◆ **AVAILABLE DATA**

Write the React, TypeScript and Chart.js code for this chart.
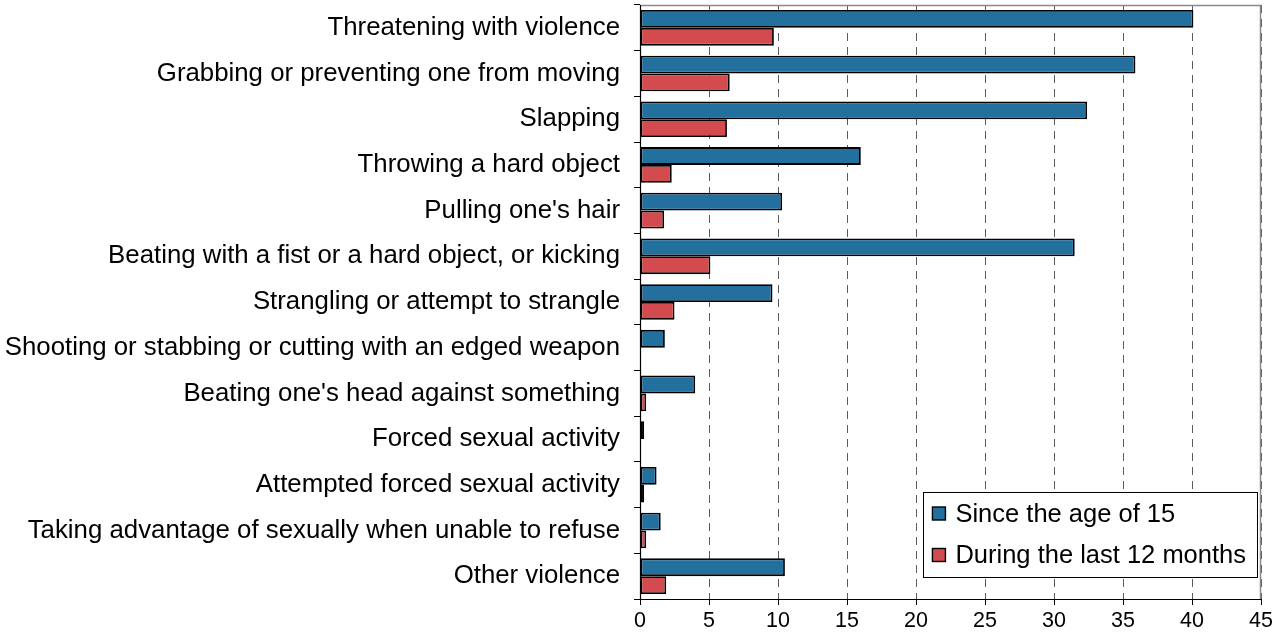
import React, { useEffect, useRef } from "react";
import { Chart, registerables } from "chart.js";

Chart.register(...registerables);

const categories = [
  "Threatening with violence",
  "Grabbing or preventing one from moving",
  "Slapping",
  "Throwing a hard object",
  "Pulling one's hair",
  "Beating with a fist or a hard object, or kicking",
  "Strangling or attempt to strangle",
  "Shooting or stabbing or cutting with an edged weapon",
  "Beating one's head against something",
  "Forced sexual activity",
  "Attempted forced sexual activity",
  "Taking advantage of sexually when unable to refuse",
  "Other violence",
];

const sinceAge15 = [40.1, 35.9, 32.4, 16.0, 10.3, 31.5, 9.6, 1.8, 4.0, 0.3, 1.2, 1.5, 10.5];
const last12Months = [9.7, 6.5, 6.3, 2.3, 1.75, 5.1, 2.5, null, 0.45, null, 0.3, 0.45, 1.9];

const seriesNames = ["Since the age of 15", "During the last 12 months"];
const seriesColors = ["#23709f", "#d44b4f"];

const xMin = 0;
const xMax = 45;
const xStep = 5;

const FONT = '"Liberation Sans", Arial, Helvetica, sans-serif';

const frameAndLegend = {
  id: "frameAndLegend",
  afterDraw(chart: any) {
    const ctx = chart.ctx;
    const ca = chart.chartArea;
    ctx.save();
    // gray top and right frame
    ctx.strokeStyle = "#8a8a8a";
    ctx.lineWidth = 1.5;
    ctx.beginPath();
    ctx.moveTo(Math.round(ca.left) + 0.5, Math.round(ca.top) + 0.5);
    ctx.lineTo(Math.round(ca.right) - 0.5, Math.round(ca.top) + 0.5);
    ctx.lineTo(Math.round(ca.right) - 0.5, Math.round(ca.bottom) + 0.5);
    ctx.stroke();
    // black left and bottom axis lines
    ctx.strokeStyle = "#000";
    ctx.lineWidth = 1.2;
    ctx.beginPath();
    ctx.moveTo(Math.round(ca.left) + 0.5, Math.round(ca.top));
    ctx.lineTo(Math.round(ca.left) + 0.5, Math.round(ca.bottom) + 0.5);
    ctx.lineTo(Math.round(ca.right), Math.round(ca.bottom) + 0.5);
    ctx.stroke();

    // legend
    ctx.font = `25.5px ${FONT}`;
    let textW = 0;
    seriesNames.forEach((n) => {
      textW = Math.max(textW, ctx.measureText(n).width);
    });
    const padX = 9;
    const marker = 13;
    const gap = 10;
    const boxW = padX + marker + gap + textW + padX + 2;
    const right = ca.right - 4;
    const bottom = ca.bottom - 22;
    const top = bottom - 85;
    const left = right - boxW;
    ctx.fillStyle = "#fff";
    ctx.fillRect(left, top, boxW, bottom - top);
    ctx.strokeStyle = "#000";
    ctx.lineWidth = 1;
    ctx.strokeRect(Math.round(left) + 0.5, Math.round(top) + 0.5, Math.round(boxW), Math.round(bottom - top));
    const rows = [top + 21.5, top + 63];
    seriesNames.forEach((n, i) => {
      const cy = rows[i];
      const mx = left + padX;
      ctx.fillStyle = seriesColors[i];
      ctx.fillRect(mx, cy - marker / 2, marker, marker);
      ctx.strokeStyle = "#000";
      ctx.lineWidth = 1.4;
      ctx.strokeRect(mx, cy - marker / 2, marker, marker);
      ctx.fillStyle = "#000";
      ctx.textAlign = "left";
      ctx.textBaseline = "middle";
      ctx.fillText(n, mx + marker + gap, cy + 1);
    });
    ctx.restore();
  },
};

const zeroPadding = (scale: any) => {
  scale.paddingTop = 0;
  scale.paddingBottom = 0;
  scale.paddingLeft = 0;
  scale.paddingRight = 0;
};

export default function App() {
  const canvasRef = useRef<HTMLCanvasElement | null>(null);

  useEffect(() => {
    if (!canvasRef.current) return;
    const chart = new Chart(canvasRef.current, {
      type: "bar",
      data: {
        labels: categories,
        datasets: [
          {
            label: seriesNames[0],
            data: sinceAge15,
            backgroundColor: seriesColors[0],
            borderColor: "#000",
            borderWidth: 1.8,
            borderSkipped: false,
            categoryPercentage: 0.78,
            barPercentage: 1,
          },
          {
            label: seriesNames[1],
            data: last12Months as any,
            backgroundColor: seriesColors[1],
            borderColor: "#000",
            borderWidth: 1.8,
            borderSkipped: false,
            categoryPercentage: 0.78,
            barPercentage: 1,
          },
        ],
      },
      options: {
        indexAxis: "y",
        animation: false,
        responsive: true,
        maintainAspectRatio: false,
        layout: { padding: { top: 5, right: 11, bottom: 0, left: 0 } },
        plugins: {
          legend: { display: false },
          tooltip: { enabled: false },
        },
        scales: {
          x: {
            type: "linear",
            min: xMin,
            max: xMax,
            afterFit: (scale: any) => {
              scale.height = 33;
              zeroPadding(scale);
            },
            ticks: {
              stepSize: xStep,
              color: "#000",
              padding: 3,
              font: { family: FONT, size: 21.5 },
            },
            grid: {
              color: "#5a5a5a",
              lineWidth: 1,
              drawTicks: true,
              tickLength: 6,
              tickColor: "#000",
            },
            border: { display: true, color: "#000", width: 1, dash: [8, 6] },
          },
          y: {
            type: "category",
            afterFit: (scale: any) => {
              scale.width = 640;
              zeroPadding(scale);
            },
            ticks: {
              color: "#000",
              padding: 14,
              autoSkip: false,
              font: { family: FONT, size: 25.8 },
            },
            grid: {
              drawOnChartArea: false,
              drawTicks: true,
              tickLength: 6,
              color: "#000",
              tickColor: "#000",
              offset: true,
            },
            border: { display: true, color: "#000", width: 1 },
          },
        },
      },
      plugins: [frameAndLegend],
    });
    return () => chart.destroy();
  }, []);

  return (
    <div style={{ position: "absolute", left: 0, top: 0, width: 1272, height: 632, background: "#fff" }}>
      <canvas ref={canvasRef} />
    </div>
  );
}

◆ **WHAT YOU NEED TO DO**
Copy out every line in the listing where the word "React" appears.

◆ **EXERCISE OUTPUT**
Write the React, TypeScript and Chart.js code for this chart.
import React, { useEffect, useRef } from "react";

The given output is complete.